ILLINOIS APPELLATE COURT FIRST DISTRICT (5TH DIVISION) REVERSED AND REMANDED.
OPINION FILED SEPTEMBER 26, 1986.
THE PEOPLE OF THE STATE OF ILLINOIS, PLAINTIFF-APPELLANT,
PEDRO GOMEZ, DEFENDANT-APPELLEE.
Appeal from the Circuit Court of Cook County; the Hon. James
M. Schreier, Judge, presiding.
PRESIDING JUSTICE SULLIVAN DELIVERED THE OPINION OF THE COURT:
Pursuant to Supreme Court Rule 604(a)(1) (87 Ill.2d R. 604(a)(1)), the State appeals from an order granting defendant's motion to quash his arrest and suppress evidence of his identification by the victim of a robbery. The State contends that there was probable cause to arrest defendant for the robbery and that, assuming otherwise, the placing of defendant in a lineup constituted a minimal intrusion on his fourth amendment rights not requiring suppression of the identification testimony. Although defendant has not filed a brief, we elect to reach the merits of this appeal under the principles enunciated by our supreme court in First Capitol Mortgage Corp. v. Talandis Construction Corp. (1976), 63 Ill.2d 128, 345 N.E.2d 493.
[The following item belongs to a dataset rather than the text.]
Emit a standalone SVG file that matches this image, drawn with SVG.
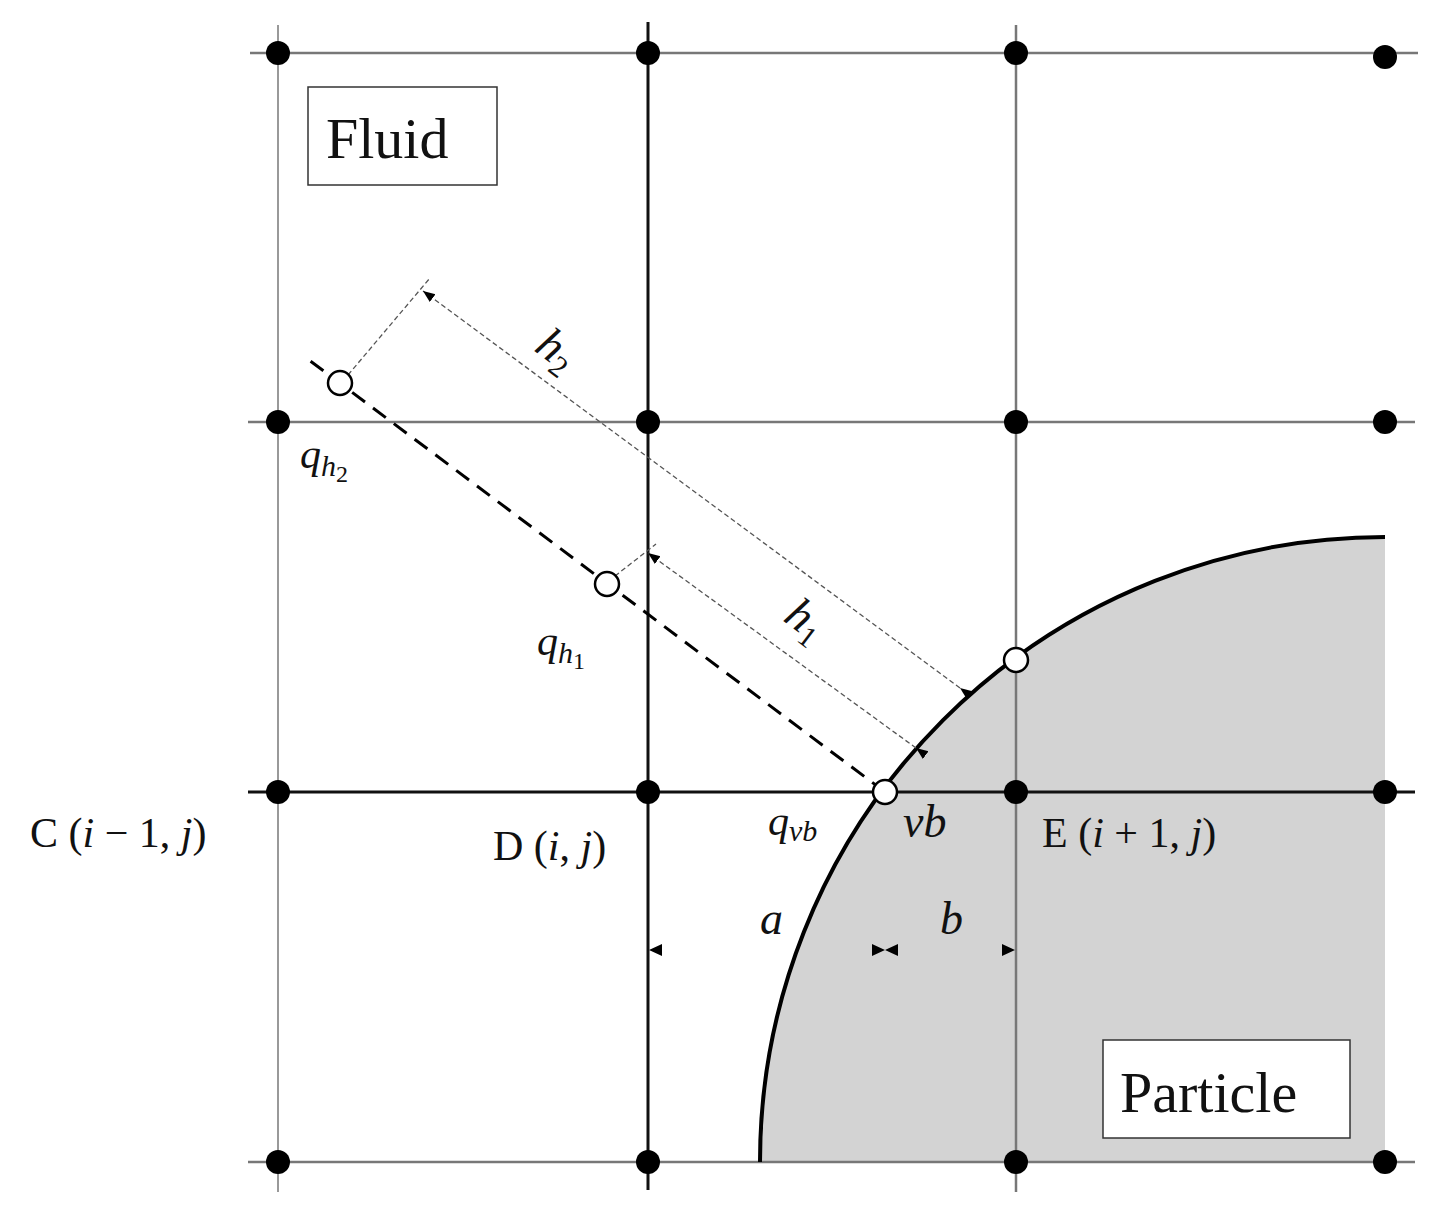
<svg xmlns="http://www.w3.org/2000/svg" width="1440" height="1212" viewBox="0 0 1440 1212">
<style>
.g1{stroke:#999;stroke-width:2;fill:none}
.g2{stroke:#777;stroke-width:2.5;fill:none}
.k{stroke:#111;stroke-width:3;fill:none}
.dot{fill:#000}
.open{fill:#fff;stroke:#000;stroke-width:2.5}
.t{font-family:"Liberation Serif",serif;font-size:42px;fill:#111}
.i{font-style:italic}
.dim{stroke:#555;stroke-width:1.3;stroke-dasharray:5 3;fill:none}
</style>
<defs>
<marker id="ah" viewBox="0 0 10 10" refX="10" refY="5" markerWidth="12" markerHeight="12" markerUnits="userSpaceOnUse" orient="auto"><path d="M0,1 L10,5 L0,9z" fill="#000"/></marker>
</defs>
<rect width="1440" height="1212" fill="#fff"/>
<path id="particle-fill" d="M760,1162 A625,625 0 0 1 1385,537 L1385,1162 Z" fill="#d3d3d3"/>
<g id="grid">
<line class="g1" x1="278" y1="25" x2="278" y2="1192"/>
<line class="g2" x1="1016" y1="25" x2="1016" y2="1192"/>
<line class="k" x1="648" y1="22" x2="648" y2="1190"/>
<line class="g2" x1="250" y1="53" x2="1418" y2="53"/>
<line class="g2" x1="248" y1="422" x2="1415" y2="422"/>
<line class="k" x1="248" y1="792" x2="1415" y2="792"/>
<line class="g2" x1="248" y1="1162" x2="1415" y2="1162"/>
</g>
<path id="boundary" d="M760,1162 A625,625 0 0 1 1385,537" stroke="#000" stroke-width="4" fill="none"/>
<g id="connectors">
<line x1="885" y1="792" x2="305" y2="357" stroke="#000" stroke-width="3" stroke-dasharray="16 10"/>
<line class="dim" x1="615" y1="576" x2="656" y2="544"/>
<line class="dim" x1="348" y1="375" x2="430" y2="278"/>
<line class="dim" x1="916" y1="748" x2="648" y2="553" marker-start="url(#ah)" marker-end="url(#ah)"/>
<line class="dim" x1="960" y1="688" x2="423" y2="291" marker-start="url(#ah)" marker-end="url(#ah)"/>
<path d="M649,950 L662,944 L662,956Z M885,950 L872,944 L872,956Z M885,950 L898,944 L898,956Z M1015,950 L1002,944 L1002,956Z" fill="#000"/>
</g>
<g id="nodes">
<circle class="dot" cx="278" cy="53" r="12"/><circle class="dot" cx="648" cy="53" r="12"/><circle class="dot" cx="1016" cy="53" r="12"/><circle class="dot" cx="1385" cy="57" r="12"/>
<circle class="dot" cx="278" cy="422" r="12"/><circle class="dot" cx="648" cy="422" r="12"/><circle class="dot" cx="1016" cy="422" r="12"/><circle class="dot" cx="1385" cy="422" r="12"/>
<circle class="dot" cx="278" cy="792" r="12"/><circle class="dot" cx="648" cy="792" r="12"/><circle class="dot" cx="1016" cy="792" r="12"/><circle class="dot" cx="1385" cy="792" r="12"/>
<circle class="dot" cx="278" cy="1162" r="12"/><circle class="dot" cx="648" cy="1162" r="12"/><circle class="dot" cx="1016" cy="1162" r="12"/><circle class="dot" cx="1385" cy="1162" r="12"/>
<circle class="open" cx="340" cy="383" r="12"/>
<circle class="open" cx="607" cy="584" r="12"/>
<circle class="open" cx="1016" cy="660" r="12"/>
<circle class="open" cx="885" cy="792" r="12"/>
</g>
<g id="fluid"><rect x="308" y="87" width="189" height="98" fill="#fff" stroke="#333" stroke-width="1.5"/><text class="t" x="326" y="158" style="font-size:58px">Fluid</text></g>
<g id="particle"><rect x="1103" y="1040" width="247" height="98" fill="#fff" stroke="#333" stroke-width="1.5"/><text class="t" x="1120" y="1112" style="font-size:58px">Particle</text></g>
<g id="labels">
<text class="t i" x="300" y="468">q<tspan style="font-size:30px" dy="8">h</tspan><tspan style="font-size:24px;font-style:normal" dy="6">2</tspan></text>
<text class="t i" x="537" y="655">q<tspan style="font-size:30px" dy="8">h</tspan><tspan style="font-size:24px;font-style:normal" dy="6">1</tspan></text>
<text class="t i" x="768" y="835">q<tspan style="font-size:30px" dy="6">vb</tspan></text>
<text class="t i" x="903" y="837" style="font-size:46px">vb</text>
<text class="t i" x="760" y="934" style="font-size:46px">a</text>
<text class="t i" x="940" y="934" style="font-size:46px">b</text>
<text class="t i" transform="translate(533,350) rotate(37)" style="font-size:46px">h<tspan style="font-size:30px;font-style:normal" dy="8">2</tspan></text>
<text class="t i" transform="translate(782,620) rotate(37)" style="font-size:46px">h<tspan style="font-size:30px;font-style:normal" dy="8">1</tspan></text>
<text class="t" x="30" y="847">C (<tspan class="i">i</tspan> − 1, <tspan class="i">j</tspan>)</text>
<text class="t" x="493" y="860">D (<tspan class="i">i</tspan>, <tspan class="i">j</tspan>)</text>
<text class="t" x="1042" y="847">E (<tspan class="i">i</tspan> + 1, <tspan class="i">j</tspan>)</text>
</g>
</svg>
Defendant was arrested in his apartment shortly before midnight on May 16, 1983. Investigator Ronald Branum testified that he arrested defendant for the robbery of a gas station on May 14, 1983, and a series of other robberies of small businesses on the northwest side of Chicago. At the time of defendant's arrest, Branum also knew that there was an outstanding warrant charging him with an unspecified traffic offense. Sometime between 7 p.m. and 8 p.m. on May 17, 1983, defendant was placed in a series of lineups where he was viewed separately by approximately 12 victims and witnesses of different robberies. It appears that only one witness, Martha Perez, who was the victim of a robbery at a food mart on May 3, 1983, identified defendant. None of the other witnesses, including the victims of the gas-station robbery, could identify him. The record does not clearly establish whether Ms. Perez' identification of defendant preceded or succeeded the nonidentification of defendant by the victims of the gas-station robbery. For purposes of ruling on defendant's motion, however, the trial court assumed that Ms. Perez identified defendant after the victims of the gas-station robbery failed to do so.
The court found that the police had probable cause to arrest defendant for the gas-station robbery but that once the victims of that robbery failed to identify him in a lineup, probable cause to hold him for that offense dissipated. The court reasoned that defendant's continued detention, which resulted in a positive identification by Ms. Perez, could be justified only if the police had probable cause to hold him for the food-mart robbery. The court then determined that the police lacked probable cause to believe that defendant had committed that robbery. The court also rejected the State's alternative theory that the continued detention of defendant constituted a minimal intrusion on his fourth amendment rights not requiring suppression of the identification testimony. Based upon these rulings defendant's motion to quash was granted, and this appeal followed.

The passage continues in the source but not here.